**REQUEST:**
Your task is to repeat all of the data exactly while excluding the pictures.

**SUPPLIED DATA:**
========

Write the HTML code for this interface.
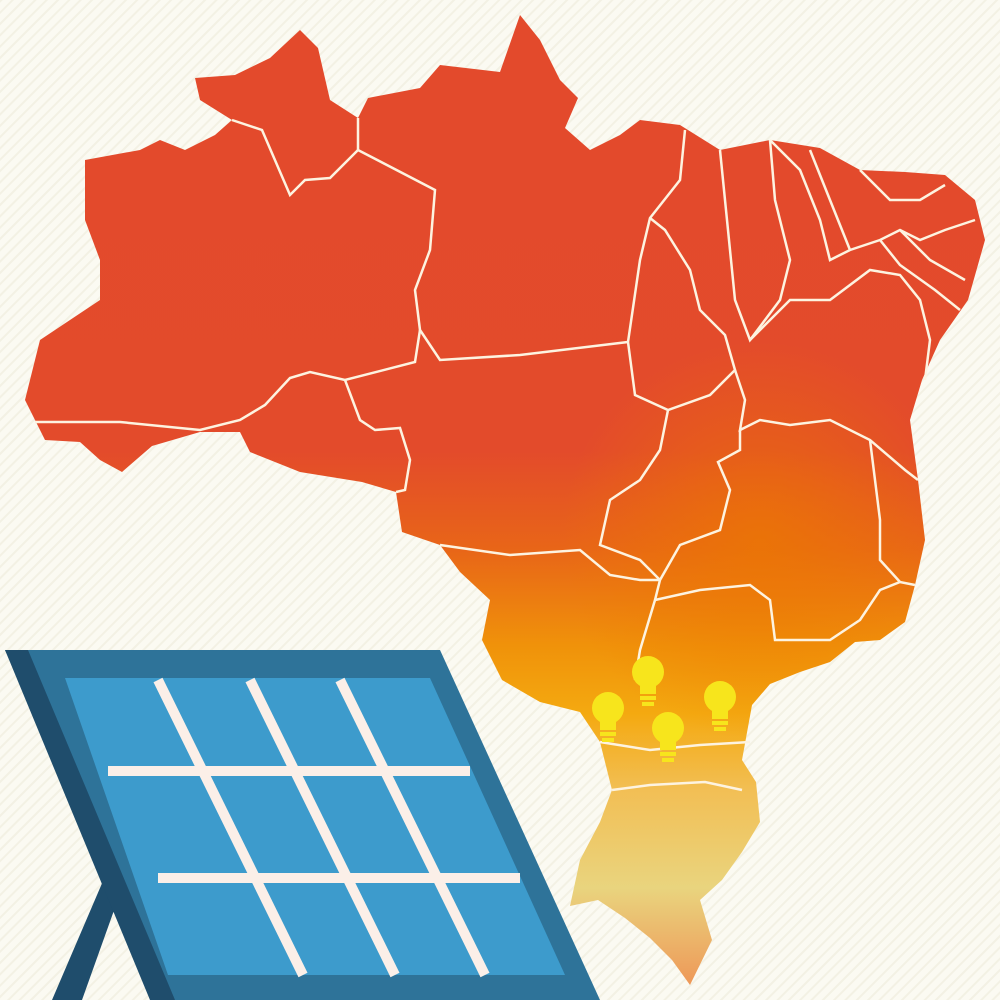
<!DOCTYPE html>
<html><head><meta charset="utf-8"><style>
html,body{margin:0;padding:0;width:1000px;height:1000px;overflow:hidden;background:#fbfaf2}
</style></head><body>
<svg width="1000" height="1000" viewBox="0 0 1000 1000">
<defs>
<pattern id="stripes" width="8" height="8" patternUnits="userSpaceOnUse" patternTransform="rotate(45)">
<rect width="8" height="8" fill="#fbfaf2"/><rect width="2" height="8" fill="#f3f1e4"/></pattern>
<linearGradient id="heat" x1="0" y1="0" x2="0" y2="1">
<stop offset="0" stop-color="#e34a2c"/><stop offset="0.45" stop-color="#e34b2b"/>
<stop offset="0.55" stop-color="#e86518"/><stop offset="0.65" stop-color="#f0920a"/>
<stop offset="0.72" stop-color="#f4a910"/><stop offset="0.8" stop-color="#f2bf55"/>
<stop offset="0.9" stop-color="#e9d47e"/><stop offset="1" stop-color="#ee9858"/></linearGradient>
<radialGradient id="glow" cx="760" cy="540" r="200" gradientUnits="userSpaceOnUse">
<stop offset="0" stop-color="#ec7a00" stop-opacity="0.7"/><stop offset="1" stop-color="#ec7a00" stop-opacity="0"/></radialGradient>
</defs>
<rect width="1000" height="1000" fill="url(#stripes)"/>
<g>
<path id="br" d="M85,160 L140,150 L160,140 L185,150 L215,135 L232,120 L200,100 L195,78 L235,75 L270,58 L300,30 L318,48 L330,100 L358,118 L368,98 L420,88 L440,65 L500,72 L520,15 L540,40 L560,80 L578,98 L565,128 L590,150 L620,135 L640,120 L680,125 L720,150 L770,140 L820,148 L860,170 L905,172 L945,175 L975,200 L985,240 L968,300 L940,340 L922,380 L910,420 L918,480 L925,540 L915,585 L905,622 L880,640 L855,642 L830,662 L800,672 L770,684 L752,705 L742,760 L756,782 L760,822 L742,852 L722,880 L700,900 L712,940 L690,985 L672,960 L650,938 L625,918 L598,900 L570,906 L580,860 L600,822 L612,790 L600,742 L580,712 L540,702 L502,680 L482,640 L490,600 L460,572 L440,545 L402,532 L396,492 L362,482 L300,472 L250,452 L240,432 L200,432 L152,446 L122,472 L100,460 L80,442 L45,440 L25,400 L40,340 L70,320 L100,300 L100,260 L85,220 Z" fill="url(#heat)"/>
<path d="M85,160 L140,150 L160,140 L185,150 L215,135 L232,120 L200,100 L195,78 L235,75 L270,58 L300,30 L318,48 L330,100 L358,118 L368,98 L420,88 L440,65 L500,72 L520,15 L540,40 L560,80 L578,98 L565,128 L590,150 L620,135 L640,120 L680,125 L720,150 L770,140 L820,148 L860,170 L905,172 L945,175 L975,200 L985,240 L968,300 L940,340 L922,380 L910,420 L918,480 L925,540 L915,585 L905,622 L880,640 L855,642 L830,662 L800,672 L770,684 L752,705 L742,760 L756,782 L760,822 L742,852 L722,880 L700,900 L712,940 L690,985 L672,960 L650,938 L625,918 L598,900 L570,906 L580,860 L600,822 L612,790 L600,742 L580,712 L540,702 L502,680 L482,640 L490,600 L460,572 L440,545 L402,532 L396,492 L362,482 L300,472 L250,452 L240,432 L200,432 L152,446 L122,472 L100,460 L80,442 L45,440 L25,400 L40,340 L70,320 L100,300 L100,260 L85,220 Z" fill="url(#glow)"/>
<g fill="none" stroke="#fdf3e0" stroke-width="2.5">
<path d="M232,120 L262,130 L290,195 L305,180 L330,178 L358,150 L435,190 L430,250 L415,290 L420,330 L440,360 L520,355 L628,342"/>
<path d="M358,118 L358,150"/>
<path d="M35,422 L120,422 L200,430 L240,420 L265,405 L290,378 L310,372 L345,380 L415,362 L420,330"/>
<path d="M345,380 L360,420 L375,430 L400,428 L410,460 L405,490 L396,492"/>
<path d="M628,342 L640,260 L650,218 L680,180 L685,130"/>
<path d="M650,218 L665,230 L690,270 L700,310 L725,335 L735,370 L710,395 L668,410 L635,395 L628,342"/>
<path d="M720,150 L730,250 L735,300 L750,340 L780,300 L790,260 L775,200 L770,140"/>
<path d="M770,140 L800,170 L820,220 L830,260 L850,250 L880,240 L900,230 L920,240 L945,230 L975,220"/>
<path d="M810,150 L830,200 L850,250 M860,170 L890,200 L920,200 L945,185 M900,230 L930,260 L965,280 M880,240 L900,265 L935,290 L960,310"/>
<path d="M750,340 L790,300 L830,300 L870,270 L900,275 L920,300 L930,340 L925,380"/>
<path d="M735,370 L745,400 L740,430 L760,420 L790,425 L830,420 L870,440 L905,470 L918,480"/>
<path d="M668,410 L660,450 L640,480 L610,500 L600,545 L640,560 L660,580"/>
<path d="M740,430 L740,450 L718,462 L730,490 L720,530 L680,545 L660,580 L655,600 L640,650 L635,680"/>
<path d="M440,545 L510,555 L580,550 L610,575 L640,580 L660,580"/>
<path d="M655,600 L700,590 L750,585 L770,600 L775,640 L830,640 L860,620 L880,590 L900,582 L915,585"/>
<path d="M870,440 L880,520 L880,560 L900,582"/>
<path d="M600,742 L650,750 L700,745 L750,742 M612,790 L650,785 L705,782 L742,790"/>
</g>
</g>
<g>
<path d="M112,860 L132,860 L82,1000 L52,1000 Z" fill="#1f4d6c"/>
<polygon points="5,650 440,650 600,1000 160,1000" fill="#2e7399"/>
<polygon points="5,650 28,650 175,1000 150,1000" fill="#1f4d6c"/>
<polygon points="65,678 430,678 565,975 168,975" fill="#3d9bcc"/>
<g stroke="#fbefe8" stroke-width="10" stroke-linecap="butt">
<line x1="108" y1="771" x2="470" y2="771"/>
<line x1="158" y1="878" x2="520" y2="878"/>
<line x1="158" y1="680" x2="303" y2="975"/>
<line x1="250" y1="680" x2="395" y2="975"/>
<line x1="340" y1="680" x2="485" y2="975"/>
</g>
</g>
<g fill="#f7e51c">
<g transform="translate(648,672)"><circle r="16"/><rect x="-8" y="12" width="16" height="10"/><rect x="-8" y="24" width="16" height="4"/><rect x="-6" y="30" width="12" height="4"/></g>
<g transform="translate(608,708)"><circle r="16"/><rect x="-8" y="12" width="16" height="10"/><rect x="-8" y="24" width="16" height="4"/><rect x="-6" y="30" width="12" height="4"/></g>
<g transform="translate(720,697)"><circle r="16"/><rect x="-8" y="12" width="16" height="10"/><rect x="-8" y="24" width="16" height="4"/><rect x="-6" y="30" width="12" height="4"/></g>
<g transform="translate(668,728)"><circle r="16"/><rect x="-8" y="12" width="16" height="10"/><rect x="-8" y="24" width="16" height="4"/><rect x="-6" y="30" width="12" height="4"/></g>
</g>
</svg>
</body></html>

========

**TASK OUTPUT:**
Write the HTML code for this interface.
<!DOCTYPE html>
<html><head><meta charset="utf-8"><style>
html,body{margin:0;padding:0;width:1000px;height:1000px;overflow:hidden;background:#fbfaf2}
</style></head><body>
<svg width="1000" height="1000" viewBox="0 0 1000 1000">
<defs>
<pattern id="stripes" width="8" height="8" patternUnits="userSpaceOnUse" patternTransform="rotate(45)">
<rect width="8" height="8" fill="#fbfaf2"/><rect width="2" height="8" fill="#f3f1e4"/></pattern>
<linearGradient id="heat" x1="0" y1="0" x2="0" y2="1">
<stop offset="0" stop-color="#e34a2c"/><stop offset="0.45" stop-color="#e34b2b"/>
<stop offset="0.55" stop-color="#e86518"/><stop offset="0.65" stop-color="#f0920a"/>
<stop offset="0.72" stop-color="#f4a910"/><stop offset="0.8" stop-color="#f2bf55"/>
<stop offset="0.9" stop-color="#e9d47e"/><stop offset="1" stop-color="#ee9858"/></linearGradient>
<radialGradient id="glow" cx="760" cy="540" r="200" gradientUnits="userSpaceOnUse">
<stop offset="0" stop-color="#ec7a00" stop-opacity="0.7"/><stop offset="1" stop-color="#ec7a00" stop-opacity="0"/></radialGradient>
</defs>
<rect width="1000" height="1000" fill="url(#stripes)"/>
<g>
<path id="br" d="M85,160 L140,150 L160,140 L185,150 L215,135 L232,120 L200,100 L195,78 L235,75 L270,58 L300,30 L318,48 L330,100 L358,118 L368,98 L420,88 L440,65 L500,72 L520,15 L540,40 L560,80 L578,98 L565,128 L590,150 L620,135 L640,120 L680,125 L720,150 L770,140 L820,148 L860,170 L905,172 L945,175 L975,200 L985,240 L968,300 L940,340 L922,380 L910,420 L918,480 L925,540 L915,585 L905,622 L880,640 L855,642 L830,662 L800,672 L770,684 L752,705 L742,760 L756,782 L760,822 L742,852 L722,880 L700,900 L712,940 L690,985 L672,960 L650,938 L625,918 L598,900 L570,906 L580,860 L600,822 L612,790 L600,742 L580,712 L540,702 L502,680 L482,640 L490,600 L460,572 L440,545 L402,532 L396,492 L362,482 L300,472 L250,452 L240,432 L200,432 L152,446 L122,472 L100,460 L80,442 L45,440 L25,400 L40,340 L70,320 L100,300 L100,260 L85,220 Z" fill="url(#heat)"/>
<path d="M85,160 L140,150 L160,140 L185,150 L215,135 L232,120 L200,100 L195,78 L235,75 L270,58 L300,30 L318,48 L330,100 L358,118 L368,98 L420,88 L440,65 L500,72 L520,15 L540,40 L560,80 L578,98 L565,128 L590,150 L620,135 L640,120 L680,125 L720,150 L770,140 L820,148 L860,170 L905,172 L945,175 L975,200 L985,240 L968,300 L940,340 L922,380 L910,420 L918,480 L925,540 L915,585 L905,622 L880,640 L855,642 L830,662 L800,672 L770,684 L752,705 L742,760 L756,782 L760,822 L742,852 L722,880 L700,900 L712,940 L690,985 L672,960 L650,938 L625,918 L598,900 L570,906 L580,860 L600,822 L612,790 L600,742 L580,712 L540,702 L502,680 L482,640 L490,600 L460,572 L440,545 L402,532 L396,492 L362,482 L300,472 L250,452 L240,432 L200,432 L152,446 L122,472 L100,460 L80,442 L45,440 L25,400 L40,340 L70,320 L100,300 L100,260 L85,220 Z" fill="url(#glow)"/>
<g fill="none" stroke="#fdf3e0" stroke-width="2.5">
<path d="M232,120 L262,130 L290,195 L305,180 L330,178 L358,150 L435,190 L430,250 L415,290 L420,330 L440,360 L520,355 L628,342"/>
<path d="M358,118 L358,150"/>
<path d="M35,422 L120,422 L200,430 L240,420 L265,405 L290,378 L310,372 L345,380 L415,362 L420,330"/>
<path d="M345,380 L360,420 L375,430 L400,428 L410,460 L405,490 L396,492"/>
<path d="M628,342 L640,260 L650,218 L680,180 L685,130"/>
<path d="M650,218 L665,230 L690,270 L700,310 L725,335 L735,370 L710,395 L668,410 L635,395 L628,342"/>
<path d="M720,150 L730,250 L735,300 L750,340 L780,300 L790,260 L775,200 L770,140"/>
<path d="M770,140 L800,170 L820,220 L830,260 L850,250 L880,240 L900,230 L920,240 L945,230 L975,220"/>
<path d="M810,150 L830,200 L850,250 M860,170 L890,200 L920,200 L945,185 M900,230 L930,260 L965,280 M880,240 L900,265 L935,290 L960,310"/>
<path d="M750,340 L790,300 L830,300 L870,270 L900,275 L920,300 L930,340 L925,380"/>
<path d="M735,370 L745,400 L740,430 L760,420 L790,425 L830,420 L870,440 L905,470 L918,480"/>
<path d="M668,410 L660,450 L640,480 L610,500 L600,545 L640,560 L660,580"/>
<path d="M740,430 L740,450 L718,462 L730,490 L720,530 L680,545 L660,580 L655,600 L640,650 L635,680"/>
<path d="M440,545 L510,555 L580,550 L610,575 L640,580 L660,580"/>
<path d="M655,600 L700,590 L750,585 L770,600 L775,640 L830,640 L860,620 L880,590 L900,582 L915,585"/>
<path d="M870,440 L880,520 L880,560 L900,582"/>
<path d="M600,742 L650,750 L700,745 L750,742 M612,790 L650,785 L705,782 L742,790"/>
</g>
</g>
<g>
<path d="M112,860 L132,860 L82,1000 L52,1000 Z" fill="#1f4d6c"/>
<polygon points="5,650 440,650 600,1000 160,1000" fill="#2e7399"/>
<polygon points="5,650 28,650 175,1000 150,1000" fill="#1f4d6c"/>
<polygon points="65,678 430,678 565,975 168,975" fill="#3d9bcc"/>
<g stroke="#fbefe8" stroke-width="10" stroke-linecap="butt">
<line x1="108" y1="771" x2="470" y2="771"/>
<line x1="158" y1="878" x2="520" y2="878"/>
<line x1="158" y1="680" x2="303" y2="975"/>
<line x1="250" y1="680" x2="395" y2="975"/>
<line x1="340" y1="680" x2="485" y2="975"/>
</g>
</g>
<g fill="#f7e51c">
<g transform="translate(648,672)"><circle r="16"/><rect x="-8" y="12" width="16" height="10"/><rect x="-8" y="24" width="16" height="4"/><rect x="-6" y="30" width="12" height="4"/></g>
<g transform="translate(608,708)"><circle r="16"/><rect x="-8" y="12" width="16" height="10"/><rect x="-8" y="24" width="16" height="4"/><rect x="-6" y="30" width="12" height="4"/></g>
<g transform="translate(720,697)"><circle r="16"/><rect x="-8" y="12" width="16" height="10"/><rect x="-8" y="24" width="16" height="4"/><rect x="-6" y="30" width="12" height="4"/></g>
<g transform="translate(668,728)"><circle r="16"/><rect x="-8" y="12" width="16" height="10"/><rect x="-8" y="24" width="16" height="4"/><rect x="-6" y="30" width="12" height="4"/></g>
</g>
</svg>
</body></html>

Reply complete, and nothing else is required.